During a powerful eruption, a volcano can produce an umbrella-shaped plume of ash, with a vertical column at the base and a spreading cloud at the top. Over the years, observers of volcanic eruptions have noted these distinctive clouds; in some cases, they have also observed waterspouts or dust devils, or powerful flashes of lightning in the column, Chakraborty says. But how these disparate phenomena were connected has been unclear. Now, in a new study published in Nature, he and his colleagues suggest a kind of “unified explanation” for the atmospheric phenomena observed over erupting volcanoes: More than just plumes of ash, volcanic columns strongly resemble mesocyclones, the spinning columns of air at the heart of tornadic thunderstorms.

Chakraborty became interested in the question while studying satellite images of the plume emerging from Mount Pinatubo’s 1991 eruption in the Philippines. “The thing that piqued my interest was the [plume’s] umbrella,” he says. A time-series of satellite images, taken every hour for four hours, showed that as the umbrella spread out, its edges contorted from a circular shape into a wavy series of lobes. Over time, the lobes also seemed to shift in a counterclockwise direction — suggesting there was some kind of rotation going on, he says.

Coriolis forces related to Earth’s spin were one initial explanation for the rotation, Chakraborty says, but the rotation was in the wrong direction, and was developing too rapidly — within an hour, as opposed to a day. But there was another possibility: The forces behind the ash cloud’s rotation might be similar to the meteorological forces driving cloud rotation in a powerful thunderstorm. If so, the column beneath the umbrella is also likely rotating. The column itself is obscured to satellites by the overlying umbrella cloud, but eyewitness accounts — although rare — suggest similarities between thunderstorms and volcanic storms.

The sea captain’s story is what made things click, Chakraborty says.
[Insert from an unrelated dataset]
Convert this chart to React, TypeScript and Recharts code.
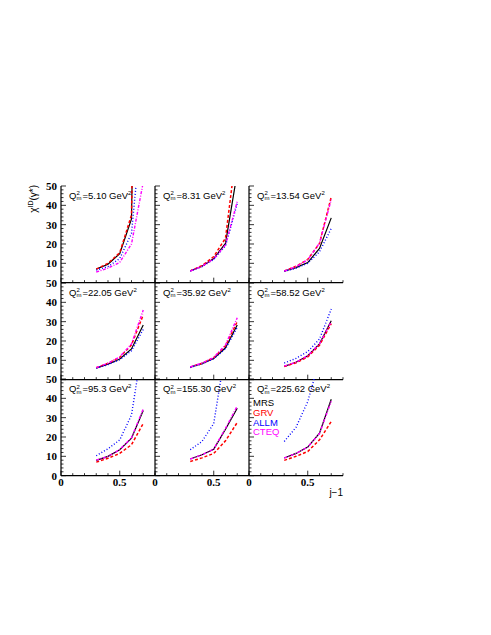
import { LineChart, Line, XAxis, YAxis } from "recharts";

// j-1 sample points shared by every panel
const J_MINUS_1 = [0.3, 0.4, 0.5, 0.6, 0.7];

const Q2_LABELS = ["5.10", "8.31", "13.54", "22.05", "35.92", "58.52", "95.3", "155.30", "225.62"];

// one row per panel (values above 50 run off the frame)
const MRS = [
  [7, 9.5, 15, 33, 400],
  [6.1, 8.5, 12.5, 20.3, 57],
  [6, 7.8, 10.4, 17.7, 33.5],
  [6, 8, 10.7, 15.9, 28.3],
  [6.5, 8.3, 11, 16.5, 28.3],
  [6.9, 9, 12.4, 18.5, 30.5],
  [7.9, 10, 13.4, 19.4, 33.7],
  [8.6, 10.8, 13.7, 24, 34.9],
  [9.1, 11.5, 14.8, 22, 39.5],
];
const GRV = [
  [7, 10, 15.5, 35, 400],
  [6.1, 8.8, 13.5, 23, 72],
  [6, 8.5, 12, 20.3, 44.4],
  [6.2, 8.5, 11.5, 18, 33.5],
  [6.5, 8.5, 11.3, 17.5, 30],
  [6.8, 8.7, 11.8, 17.8, 29],
  [7, 9, 11.5, 16, 27],
  [7.3, 9.2, 11.5, 18, 27.5],
  [7.9, 10, 12.5, 18.5, 28],
];
const ALLM = [
  [6.5, 8.3, 12.5, 25.5, 90],
  [6, 8.3, 12, 19, 41],
  [5.8, 7.5, 10, 16, 28],
  [6, 7.8, 10.3, 15, 26],
  [6.3, 8.2, 10.8, 16, 27],
  [8.6, 11, 14.5, 21, 36.5],
  [10.3, 13.9, 18.5, 31.4, 70],
  [13.4, 17.7, 27, 65, 150],
  [17.7, 25, 38.3, 60, 150],
];
const CTEQ = [
  [5.5, 7.5, 10.5, 20, 52],
  [6, 8.5, 12.3, 19.5, 42],
  [6, 8.3, 11.8, 20.5, 43],
  [6.2, 8.5, 11.8, 18.5, 36],
  [6.6, 8.6, 11.5, 18, 32],
  [7, 9, 12.4, 18.5, 30],
  [8, 10, 13.5, 19.6, 34.5],
  [8.6, 10.8, 13.8, 24.5, 36],
  [9.1, 11.5, 14.8, 21.8, 38.5],
];

const X_TICKS = [0, 0.1, 0.2, 0.3, 0.4, 0.5, 0.6, 0.7, 0.8];
const Y_TICKS = [0, 2, 4, 6, 8, 10, 12, 14, 16, 18, 20, 22, 24, 26, 28, 30, 32, 34, 36, 38, 40, 42, 44, 46, 48, 50];

const MODELS = [
  { name: "MRS", values: MRS, color: "#000000", dash: undefined, width: 1.2 },
  { name: "GRV", values: GRV, color: "#ff0000", dash: "3 2", width: 1.5 },
  { name: "ALLM", values: ALLM, color: "#0000ff", dash: "1 2", width: 1.4 },
  { name: "CTEQ", values: CTEQ, color: "#ff00ff", dash: "3 1.5 1 1.5", width: 1.4 },
];

// layout of the 3x3 grid (page pixels)
const PLOT_LEFT = 61;
const PLOT_TOP = 186;
const PANEL_W = 94;
const PANEL_H = 96.67;
const AXIS_W = 32;
const AXIS_H = 24;
const PAD_TOP = 9;
const PAD_RIGHT = 4;
const MARGIN = 3;

const tickFont = { fontFamily: "'Liberation Serif', serif", fontWeight: "bold" as const, fontSize: 11 };

const isMajorX = (v: number) => v === 0 || Math.abs(v - 0.5) < 1e-9;

const LeftTick = (props: any) => {
  const { x, y, payload, showLabel, hideZero } = props;
  const v = payload.value;
  const ax = x + MARGIN;
  const major = v % 10 === 0;
  const len = major ? 5 : 2.5;
  const label = showLabel && major && !(hideZero && v === 0);
  return (
    <g>
      <line x1={ax} x2={ax + len} y1={y} y2={y} stroke="#000" strokeWidth={0.8} />
      {label && (
        <text x={ax - 4} y={y} dy="0.36em" textAnchor="end" {...tickFont} fill="#000">
          {v}
        </text>
      )}
    </g>
  );
};

const RightTick = (props: any) => {
  const { x, y, payload } = props;
  const ax = x - MARGIN;
  const len = payload.value % 10 === 0 ? 5 : 2.5;
  return <line x1={ax} x2={ax - len} y1={y} y2={y} stroke="#000" strokeWidth={0.8} />;
};

const BottomTick = (props: any) => {
  const { x, y, payload, showLabel } = props;
  const v = payload.value;
  const ay = y - MARGIN;
  const major = isMajorX(v);
  const len = major ? 5 : 2.5;
  return (
    <g>
      <line x1={x} x2={x} y1={ay} y2={ay - len} stroke="#000" strokeWidth={0.8} />
      {showLabel && major && (
        <text x={x} y={ay + 10} textAnchor="middle" {...tickFont} fill="#000">
          {v}
        </text>
      )}
    </g>
  );
};

const TopTick = (props: any) => {
  const { x, y, payload } = props;
  const ay = y + MARGIN;
  const len = isMajorX(payload.value) ? 5 : 2.5;
  return <line x1={x} x2={x} y1={ay} y2={ay + len} stroke="#000" strokeWidth={0.8} />;
};

function Panel({ idx }: { idx: number }) {
  const col = idx % 3;
  const row = Math.floor(idx / 3);
  const data = J_MINUS_1.map((x, i) => {
    const point: Record<string, number> = { x };
    MODELS.forEach((m) => (point[m.name] = m.values[idx][i]));
    return point;
  });
  const frame = { stroke: "#000", strokeWidth: 1.2 };

  return (
    <div
      style={{
        position: "absolute",
        left: PLOT_LEFT + col * PANEL_W - AXIS_W,
        top: PLOT_TOP + row * PANEL_H - PAD_TOP,
      }}
    >
      <LineChart
        width={AXIS_W + PANEL_W + PAD_RIGHT}
        height={PAD_TOP + PANEL_H + AXIS_H}
        data={data}
        margin={{ top: PAD_TOP, right: PAD_RIGHT, left: 0, bottom: 0 }}
      >
        <XAxis
          xAxisId="b"
          dataKey="x"
          type="number"
          domain={[0, 0.8]}
          allowDataOverflow
          ticks={X_TICKS}
          interval={0}
          height={AXIS_H}
          tickSize={0}
          tickMargin={MARGIN}
          tickLine={false}
          axisLine={frame}
          tick={<BottomTick showLabel={row === 2} />}
        />
        <XAxis
          xAxisId="t"
          orientation="top"
          dataKey="x"
          type="number"
          domain={[0, 0.8]}
          allowDataOverflow
          ticks={X_TICKS}
          interval={0}
          height={0}
          tickSize={0}
          tickMargin={MARGIN}
          tickLine={false}
          axisLine={frame}
          tick={<TopTick />}
        />
        <YAxis
          yAxisId="l"
          type="number"
          domain={[0, 50]}
          allowDataOverflow
          ticks={Y_TICKS}
          interval={0}
          width={AXIS_W}
          tickSize={0}
          tickMargin={MARGIN}
          tickLine={false}
          axisLine={frame}
          tick={<LeftTick showLabel={col === 0} hideZero={row !== 2} />}
        />
        <YAxis
          yAxisId="r"
          orientation="right"
          type="number"
          domain={[0, 50]}
          allowDataOverflow
          ticks={Y_TICKS}
          interval={0}
          width={0}
          tickSize={0}
          tickMargin={MARGIN}
          tickLine={false}
          axisLine={frame}
          tick={<RightTick />}
        />
        {MODELS.map((m) => (
          <Line
            key={m.name}
            xAxisId="b"
            yAxisId="l"
            dataKey={m.name}
            stroke={m.color}
            strokeWidth={m.width}
            strokeDasharray={m.dash}
            dot={false}
            type="linear"
            isAnimationActive={false}
          />
        ))}
      </LineChart>
    </div>
  );
}

function PanelTitle({ idx }: { idx: number }) {
  const col = idx % 3;
  const row = Math.floor(idx / 3);
  return (
    <div
      style={{
        position: "absolute",
        left: PLOT_LEFT + col * PANEL_W + 8,
        top: PLOT_TOP + row * PANEL_H + 2,
        fontFamily: "'Liberation Sans', Arial, sans-serif",
        fontSize: 9.5,
        lineHeight: "11px",
        whiteSpace: "nowrap",
        color: "#000",
      }}
    >
      Q
      <span
        style={{
          display: "inline-flex",
          flexDirection: "column",
          fontSize: 6,
          lineHeight: "5px",
          verticalAlign: "middle",
          marginRight: 1,
        }}
      >
        <span>2</span>
        <span>m</span>
      </span>
      ={Q2_LABELS[idx]} GeV
      <span style={{ fontSize: 6, verticalAlign: "4px" }}>2</span>
    </div>
  );
}

export default function App() {
  return (
    <div style={{ position: "absolute", left: 0, top: 0, width: 491, height: 635, background: "#fff" }}>
      {Q2_LABELS.map((_, i) => (
        <Panel key={i} idx={i} />
      ))}
      {Q2_LABELS.map((_, i) => (
        <PanelTitle key={i} idx={i} />
      ))}
      <svg style={{ position: "absolute", left: 20, top: 170 }} width={30} height={60}>
        <text
          transform="translate(17,15) rotate(-90)"
          textAnchor="end"
          fontFamily="'Liberation Sans', Arial, sans-serif"
          fontSize={10}
          fill="#000"
        >
          χ
          <tspan dy={-4} fontSize={7}>
            ID
          </tspan>
          <tspan dy={4}>(γ*)</tspan>
        </text>
      </svg>
      <div
        style={{
          position: "absolute",
          left: 253,
          top: 398,
          fontFamily: "'Liberation Sans', Arial, sans-serif",
          fontSize: 9.5,
          lineHeight: "9.8px",
        }}
      >
        {MODELS.map((m) => (
          <div key={m.name} style={{ color: m.color }}>
            {m.name}
          </div>
        ))}
      </div>
      <div
        style={{
          position: "absolute",
          left: 300,
          width: 43,
          top: 487,
          textAlign: "right",
          fontFamily: "'Liberation Sans', Arial, sans-serif",
          fontSize: 10,
          color: "#000",
        }}
      >
        j−1
      </div>
    </div>
  );
}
The unusual account contained a trinity of volcanic phenomena rarely reported together: a rotating column, spawned tornadoes and lightning. “When we saw these three things together,” Chakraborty says, “that’s when it struck us that maybe we should be looking to thunderstorms.”

The recipe for a mesocyclone within a tornadic thunderstorm is a combination of strong wind shear creating horizontal vortices in the atmosphere and a powerful updraft — caused by a plume of air lighter than the surrounding air — that rises swiftly, engulfs surrounding air and tilts the rotating vortex into a vertical column as it spins. “We propose that a very similar phenomenon happens” above an erupting volcano, Chakraborty says.

Over a particularly powerful eruption, volcanic mesocyclones may spawn waterspouts and dust devils, or produce lightning. Volcanic lightning generally appears to form a “sheath” around the mesocyclone (such a phenomenon was observed during the 2008 eruption of Chile’s Chaitén volcano). That shape could be explained by the rotation, Chakraborty says — a mesocyclone sucks electrical charges away from the center of rotation, and concentrates them on the periphery of the spinning clouds.

“This idea is interesting, in that it explains phenomena that have been witnessed but not really explained by volcanologists,” says Ken Wohletz, a volcanologist at Los Alamos National Laboratory in New Mexico who was not connected with the study. Dozens of observations of such volcanic phenomena exist, although many are hard to locate, Wohletz says. But “there has not been a really coherent explanation for them.”

Getting volcanologists to accept this explanation might take some time, he says, but “it opens the door for a new appreciation and understanding of the complexity of volcanic columns.” The concept of volcanic mesocyclones also highlights an increasing need for interdisciplinary crossover between the fields of volcanology and meteorology, Wohletz says: Already, volcanologists increasingly are investigating ways to predict the fate of hazardous volcanic ash clouds, as well as volcanoes' impact on climate.

And to really understand what’s happening inside a rotating volcanic plume, volcanologists will also want to use the tools of meteorology, Chakraborty says. Generally, in a volcanic plume, the ash is so thick that the column is obscured; the sea captain “was very lucky that he got to see it,” he says. To study similarly obscured storms, meteorologists use Doppler radar, which takes a cross-section through a rotating column to observe what’s going on inside. “I’m hoping that people from the thunderstorm [community] will become interested in this.”

Scientists got a chance to watch volcanic lightning develop for the first time during the eruption of Alaska's Mount Redoubt in March. Alerted by Redoubt's rumblings in January, a team of researchers from New Mexico Tech in Socorro, N.M., rushed to the region to set up a system of radio sensors, called a Lightning Mapping Array, that captures a time series of three-dimensional images of lightning flashes over the volcano — data that they say will help scientists better understand the evolution of electrical charges within a volcanic plume.